By JOSH ECHT
By JOSH ECHT
VINDICATOR STAFF WRITER
ND THEY LIVED HAPPILY ever after."
Latasha Tucker, a sophomore at The Rayen School in Youngsotwn, finishes reading aloud to six fourth-graders, closing the blue paper book she spent hours creating.
They sit at rapt attention on hard metal benches, hanging onto every word.
Fifty 10th-graders from The Class Academy at Rayen read fables they wrote for a class project to 150 Harding Elementary pupils Wednesday morning.
"It's nice to write stories so others can know how you feel about things," Tucker said.
Collaborative experience
A project for Yvette Carter's 10th-grade English class turned into a collaborative experience between Class Academy, a 250-student learning community within Rayen, and Harding Elementary, which serves 450 kindergarten through fourth-grade pupils.
"I came up with the idea during class," Carter said. "There are three main ideas behind the fables: relevance, rigor and relationship."
Carter said relevance dealt with the fables teaching a lesson. Rigor involved students doing rigorous researching of fables, as well as writing their own, she said.
"Relationship, the third idea, is based on students coming to school and sharing their work with others, she said.
Student Maleka Curry credited Carter with her writing development.
"I like to write, and she gives me new experiences to explore ideas," Curry said.

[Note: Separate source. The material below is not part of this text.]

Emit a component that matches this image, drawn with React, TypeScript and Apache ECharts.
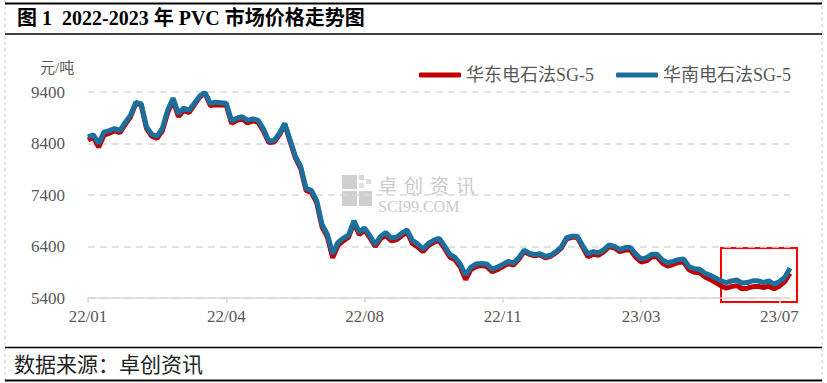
import React, { useEffect, useRef } from "react";
import * as echarts from "echarts";

const tickLabels = ["22/01", "22/04", "22/08", "22/11", "23/03", "23/07"];
const pointsPerTick = 26;

const eastChina = [
  8470, 8520, 8330, 8560, 8600, 8650, 8610, 8770, 8920, 9180,
  9150, 8690, 8540, 8500, 8650, 9000, 9240, 8920, 9040, 9000,
  9150, 9300, 9380, 9140, 9150, 9150, 9140, 8790, 8850, 8880,
  8800, 8840, 8810, 8640, 8420, 8430, 8570, 8770, 8440, 8120,
  7910, 7490, 7450, 7250, 6780, 6590, 6180, 6420, 6510, 6580,
  6870, 6630, 6720, 6570, 6400, 6550, 6620, 6510, 6530, 6610,
  6680, 6460, 6390, 6300, 6420, 6480, 6520, 6370, 6200, 6140,
  6000, 5760, 5950, 6010, 6030, 6010, 5910, 5950, 6010, 6070,
  6040, 6150, 6300, 6250, 6220, 6240, 6180, 6210, 6280, 6370,
  6550, 6580, 6580, 6390, 6200, 6250, 6230, 6300, 6400, 6370,
  6300, 6330, 6330, 6190, 6100, 6120, 6200, 6200, 6080, 6020,
  6050, 6090, 6100, 5950, 5900, 5890, 5810, 5760, 5700, 5640,
  5590, 5620, 5640, 5580, 5590, 5620, 5630, 5600, 5630, 5580,
  5630, 5720, 5880,
];

const southChina = [
  8530, 8570, 8400, 8620, 8650, 8690, 8650, 8810, 8950, 9200,
  9170, 8720, 8580, 8540, 8700, 9050, 9280, 8980, 9090, 9040,
  9180, 9320, 9390, 9180, 9200, 9190, 9180, 8840, 8890, 8920,
  8850, 8880, 8850, 8680, 8450, 8460, 8600, 8790, 8470, 8150,
  7950, 7530, 7490, 7290, 6830, 6640, 6260, 6480, 6560, 6620,
  6900, 6680, 6760, 6610, 6440, 6595, 6670, 6565, 6580, 6660,
  6720, 6520, 6450, 6350, 6460, 6520, 6560, 6420, 6250, 6190,
  6060, 5850, 6000, 6060, 6070, 6060, 5960, 6000, 6050, 6110,
  6080, 6180, 6330, 6270, 6240, 6260, 6205, 6230, 6300, 6390,
  6570, 6600, 6600, 6420, 6255, 6300, 6275, 6340, 6430, 6400,
  6340, 6380, 6380, 6250, 6160, 6180, 6250, 6250, 6140, 6085,
  6110, 6145, 6160, 6010, 5968, 5960, 5880, 5840, 5790, 5735,
  5700, 5730, 5750, 5690, 5700, 5735, 5735, 5700, 5730, 5670,
  5715, 5800, 5980,
];

const seriesNames = ["华东电石法SG-5", "华南电石法SG-5"];
const yMin = 5400;
const yMax = 9400;
const yStep = 1000;

const SERIF = '"Liberation Serif", "Times New Roman", "Noto Sans CJK SC", serif';
const watermarkChars = ["卓", "创", "资", "讯"];

export default function App() {
  const ref = useRef<HTMLDivElement>(null);

  useEffect(() => {
    if (!ref.current) return;
    const chart = echarts.init(ref.current, null, { renderer: "svg" });
    const categories = southChina.map((_, i) => String(i));

    const option: any = {
      animation: false,
      backgroundColor: "#ffffff",
      grid: { left: 88, right: 37, top: 92, bottom: 85 },
      legend: {
        left: 414,
        top: 61,
        itemWidth: 42,
        itemHeight: 5,
        itemGap: 22,
        icon: "roundRect",
        textStyle: { fontFamily: SERIF, fontSize: 18, color: "#595959" },
        data: seriesNames,
      },
      xAxis: {
        type: "category",
        boundaryGap: false,
        data: categories,
        axisLine: { lineStyle: { color: "#d9d9d9", width: 1.5 } },
        axisTick: { interval: pointsPerTick - 1, length: 5, lineStyle: { color: "#d9d9d9", width: 1.5 } },
        axisLabel: {
          interval: pointsPerTick - 1,
          margin: 10,
          fontFamily: SERIF,
          fontSize: 17,
          color: "#595959",
          formatter: (_v: string, idx: number) => tickLabels[Math.round(idx / pointsPerTick)] ?? "",
        },
        splitLine: { show: false },
      },
      yAxis: {
        type: "value",
        min: yMin,
        max: yMax,
        interval: yStep,
        axisLine: { show: false },
        axisTick: { show: false },
        axisLabel: {
          margin: 23,
          fontFamily: SERIF,
          fontSize: 17,
          color: "#595959",
          formatter: (v: number) => String(v),
        },
        splitLine: { lineStyle: { color: "#d9d9d9", width: 1.5, type: [7, 5] } },
      },
      series: [
        {
          name: seriesNames[0],
          type: "line",
          data: eastChina,
          showSymbol: false,
          symbol: "none",
          lineStyle: { color: "#c00000", width: 5 },
          itemStyle: { color: "#c00000" },
        },
        {
          name: seriesNames[1],
          type: "line",
          data: southChina,
          showSymbol: false,
          symbol: "none",
          lineStyle: { color: "#1a6f9c", width: 5 },
          itemStyle: { color: "#1a6f9c" },
        },
      ],
      graphic: [
        // frame
        { type: "line", shape: { x1: 5, y1: 0, x2: 5, y2: 383 }, style: { stroke: "#c8c8c8", lineWidth: 1, lineDash: [3, 3] } },
        { type: "line", shape: { x1: 822, y1: 0, x2: 822, y2: 383 }, style: { stroke: "#c8c8c8", lineWidth: 1, lineDash: [3, 3] } },
        { type: "line", shape: { x1: 5, y1: 3.5, x2: 822, y2: 3.5 }, style: { stroke: "#000", lineWidth: 2 } },
        { type: "line", shape: { x1: 5, y1: 34, x2: 822, y2: 34 }, style: { stroke: "#000", lineWidth: 1.5 } },
        { type: "line", shape: { x1: 5, y1: 347.5, x2: 822, y2: 347.5 }, style: { stroke: "#000", lineWidth: 1.5 } },
        { type: "line", shape: { x1: 5, y1: 380.5, x2: 822, y2: 380.5 }, style: { stroke: "#000", lineWidth: 2 } },
        // title
        {
          type: "text",
          left: 17,
          top: 8,
          style: {
            text: "图 1  2022-2023 年 PVC 市场价格走势图",
            font: `bold 20px ${SERIF}`,
            fill: "#000",
          },
        },
        // unit
        {
          type: "text",
          left: 40,
          top: 60,
          style: { text: "元/吨", font: `15px ${SERIF}`, fill: "#595959" },
        },
        // source
        {
          type: "text",
          left: 14,
          top: 354,
          style: { text: "数据来源：卓创资讯", font: `21px ${SERIF}`, fill: "#222" },
        },
        // watermark
        {
          type: "group",
          left: 342,
          top: 175,
          silent: true,
          children: [
            { type: "rect", shape: { x: 0, y: 0, width: 15, height: 14 }, style: { fill: "#cfcfcf" } },
            { type: "rect", shape: { x: 17, y: 0, width: 5, height: 5 }, style: { fill: "#d8d8d8" } },
            { type: "rect", shape: { x: 24, y: 4, width: 5, height: 5 }, style: { fill: "#e0e0e0" } },
            { type: "rect", shape: { x: 17, y: 8, width: 5, height: 5 }, style: { fill: "#e0e0e0" } },
            { type: "rect", shape: { x: 0, y: 16, width: 15, height: 15 }, style: { fill: "#cfcfcf" } },
            { type: "rect", shape: { x: 17, y: 16, width: 13, height: 15 }, style: { fill: "#cfcfcf" } },
            ...watermarkChars.map((ch, i) => ({
              type: "text",
              x: 36 + i * 26,
              y: 0,
              style: { text: ch, font: `19px "Noto Sans CJK SC", sans-serif`, fill: "#cbcbcb", textVerticalAlign: "top" },
            })),
            { type: "text", x: 36, y: 23, style: { text: "SCI99.COM", font: `16px ${SERIF}`, fill: "#cbcbcb", textVerticalAlign: "top" } },
          ],
        },
        // highlight box
        {
          type: "rect",
          shape: { x: 721, y: 248, width: 76, height: 54 },
          style: { fill: "none", stroke: "#ff0000", lineWidth: 2 },
        },
      ],
    };

    chart.setOption(option);
    return () => chart.dispose();
  }, []);

  return (
    <div
      ref={ref}
      style={{ position: "fixed", left: 0, top: 0, width: 827, height: 383, background: "#fff" }}
    />
  );
}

Curry said the fourth-graders were attentive and intelligent.
"They're good listeners," she said.
Jerome Harrell, Rayen's academic dean for The Class Academy, said mentoring was good experience for the high school students.
We wanted to do something positive," he said.
Sharing
Harding Elementary Principal Beverly Schumann said the fable reading was a way for students to share their work with others.
"The reading was good in that it introduced literary circles," she said. "It's a modeling process."
Literary circles are groups of students who collectively read their work aloud in a gathering.
Fourth-grader Lamarr Greene said he enjoyed the dinosaurs in one of the fables.
"I liked the pictures and the story," he said. "I liked the drawings of the people, too."